Het zaaltje naast de bar is maar klein maar toch staan er zoveel tafels zorgvuldig gedekt dat daar wel een stuk of 30 mensen aan kunnen eten. Rino, de baas van de bar, staat met een ijsmuts op zijn dames te commanderen.
Wij zoeken een plaatsje en krijgen al gauw gezelschap van vier jonge vrouwen. De apericena trekt vooral een jong publiek. De mannen kruipen bij elkaar aan een lange tafel die uitzicht geeft op de tv, boven mijn hoofd. Daarop wordt de voetbalwedstrijd Juventus - Inter (Milaan) gespeeld.

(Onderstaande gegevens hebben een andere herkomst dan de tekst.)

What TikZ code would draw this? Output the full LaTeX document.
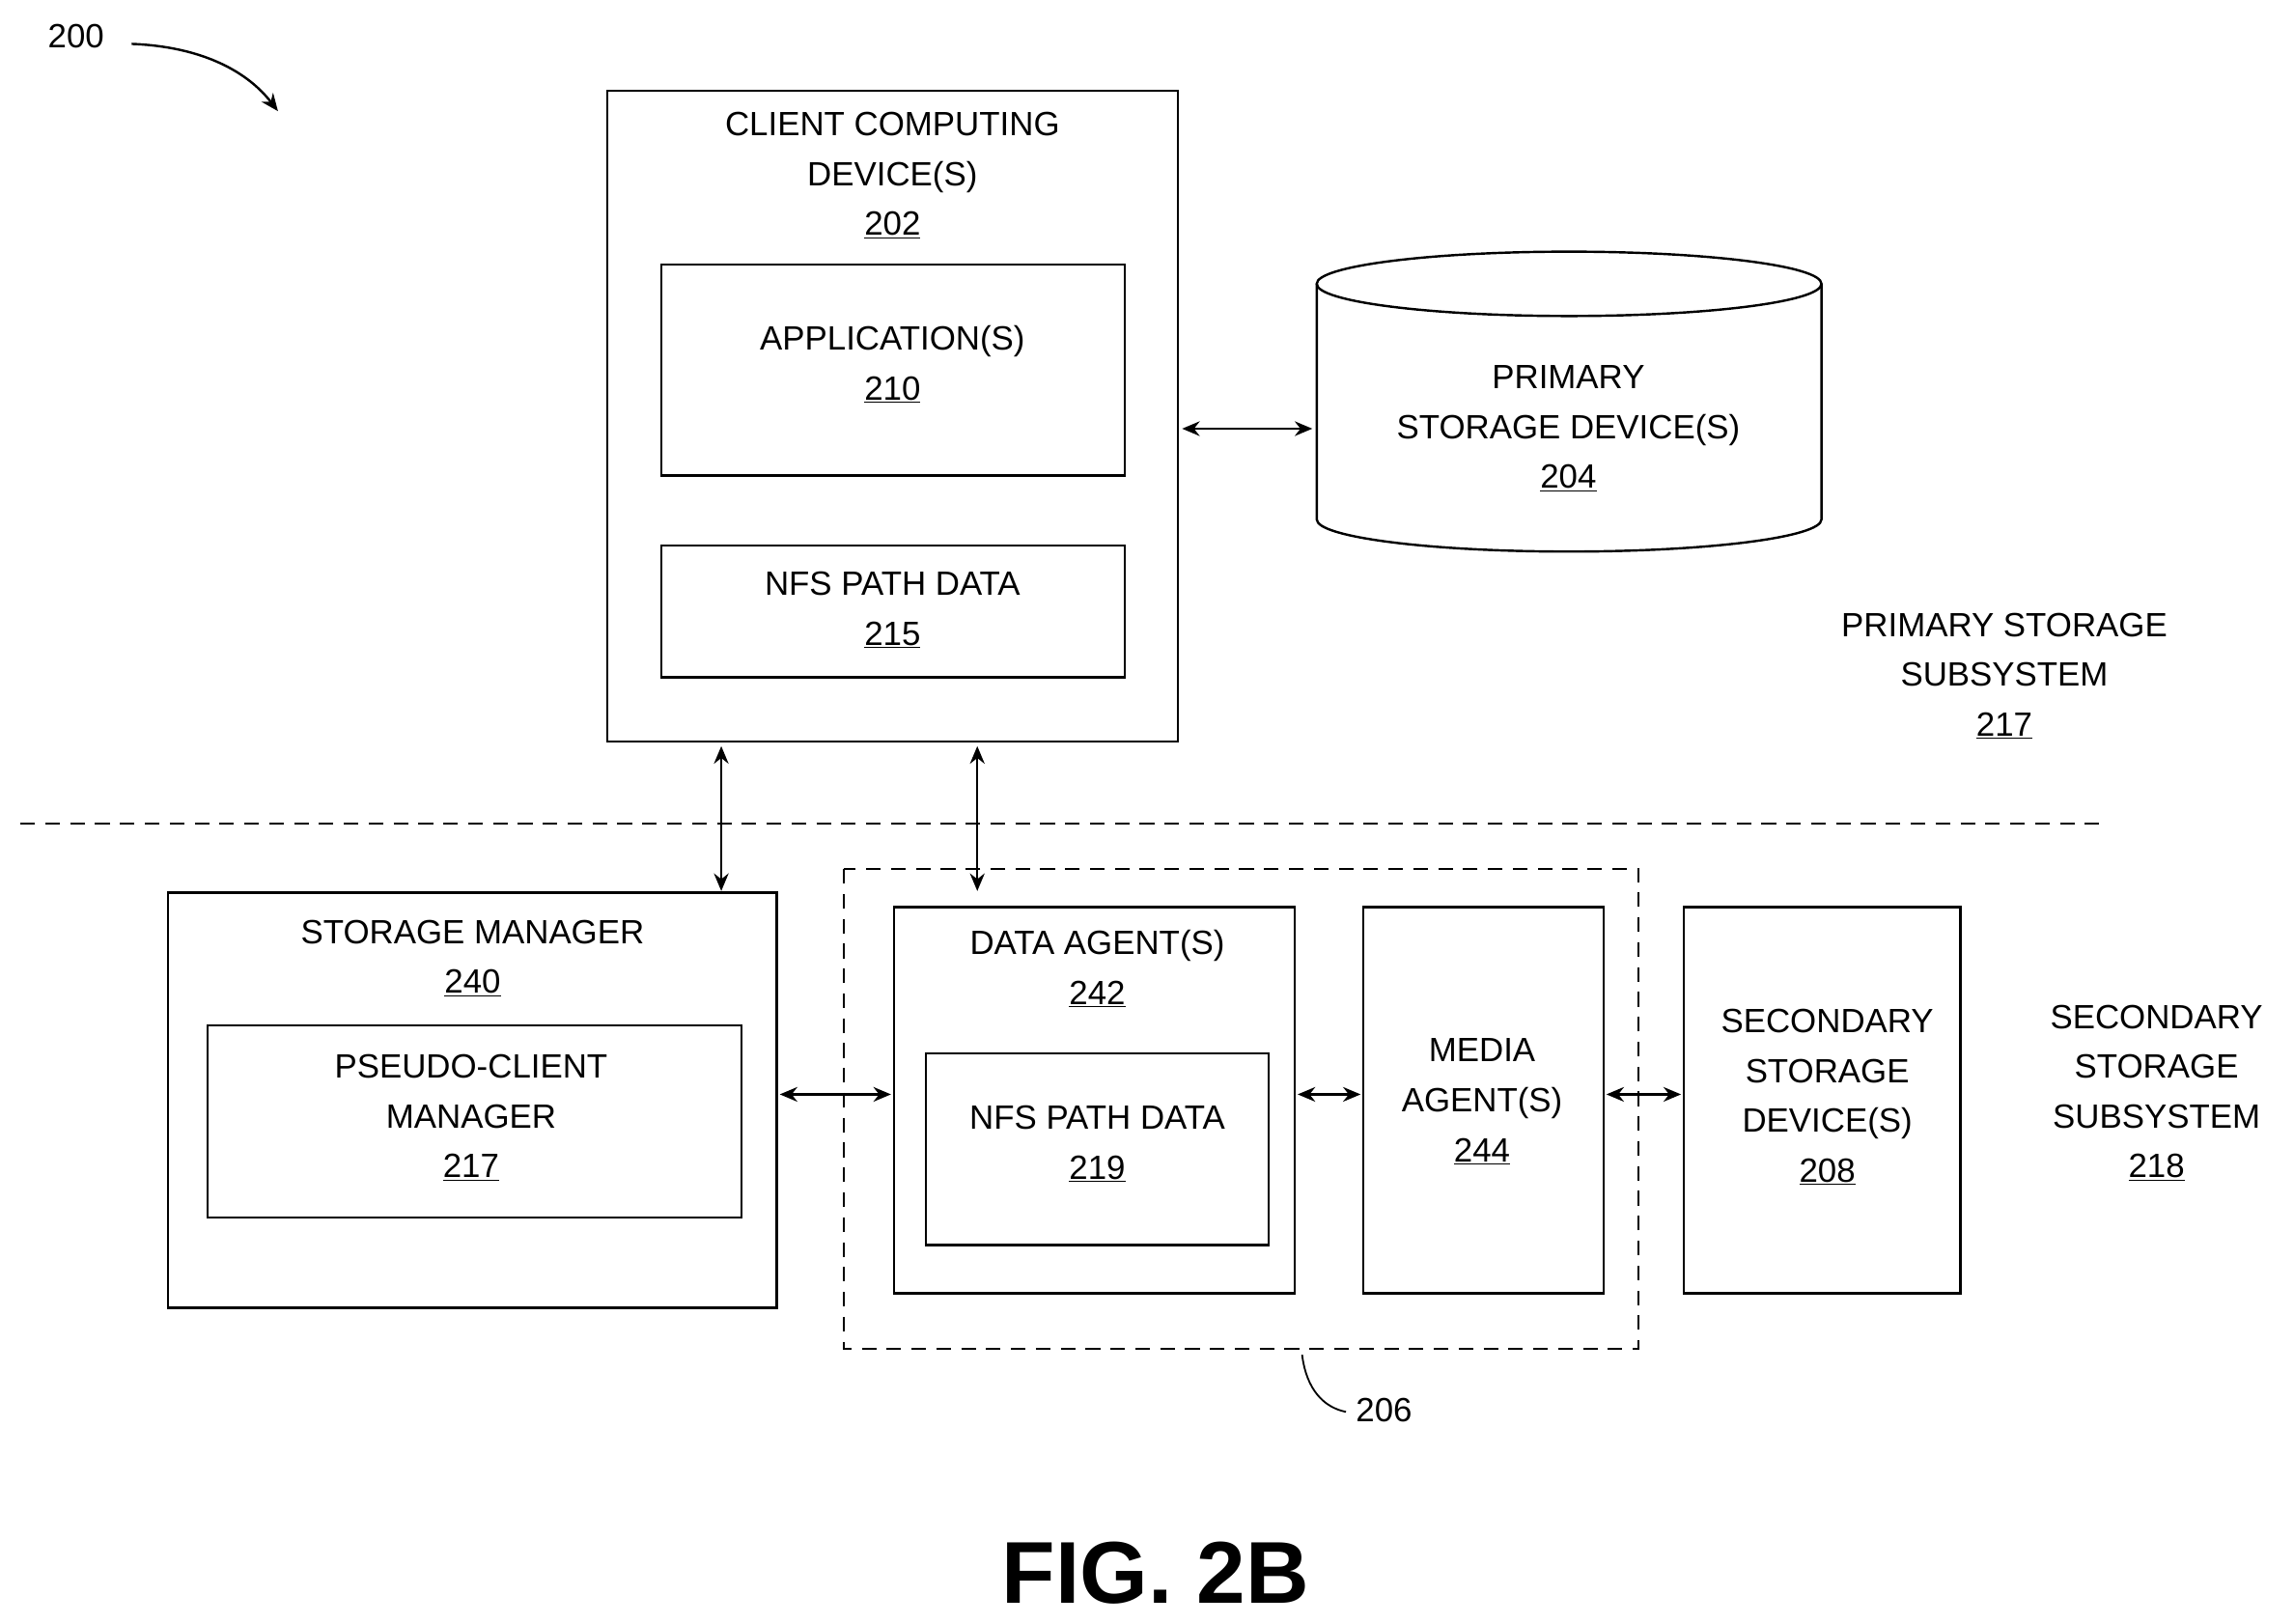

Bij elke beweging richting het doel barst er een gejoel los. Ondertussen beginnen Rino en Bruna de eerste antipasti op de tafels te zetten. We krijgen het ene gerechtje na het andere. Een slaatje met mayonaise, polenta blokjes met gorgonzola, spinaziefrittata, het is allemaal even lekker.
Verantwoordelijk voor al deze heerlijkheden is Anna Maria, die jarenlang de bar runde maar die inmiddels met pensioen is. Zij heeft de hele dag in haar eigen keuken staan koken voor deze apericena. Het mag dan wel een samentrekking zijn van aperatief en cena, in Italië betekent dat vooral veel eten. Antipasti, pasta, vleeshapjes en nog een tiramisu na ook. Ik vind het een mega-prestatie zeg ik haar de volgende dag.
"O maar m'n moeder heeft me geholpen" zegt ze wijzend op haar 92-jarige moeder die in het aangrenzende huis woont. Anna heeft een deur in de wand tussen de twee huizen gemaakt, zodat ze haar moeder in de goede zin van het woord 'in de gaten kan houden'.
Terwijl de mannen brullen om de gemiste kansen van 'Juve' smikkelen Grazia en ik al het lekkers naar binnen. Ondertussen gaat een fles rode wijn rond waar de dames tot mijn verbazing ruim uit schenken.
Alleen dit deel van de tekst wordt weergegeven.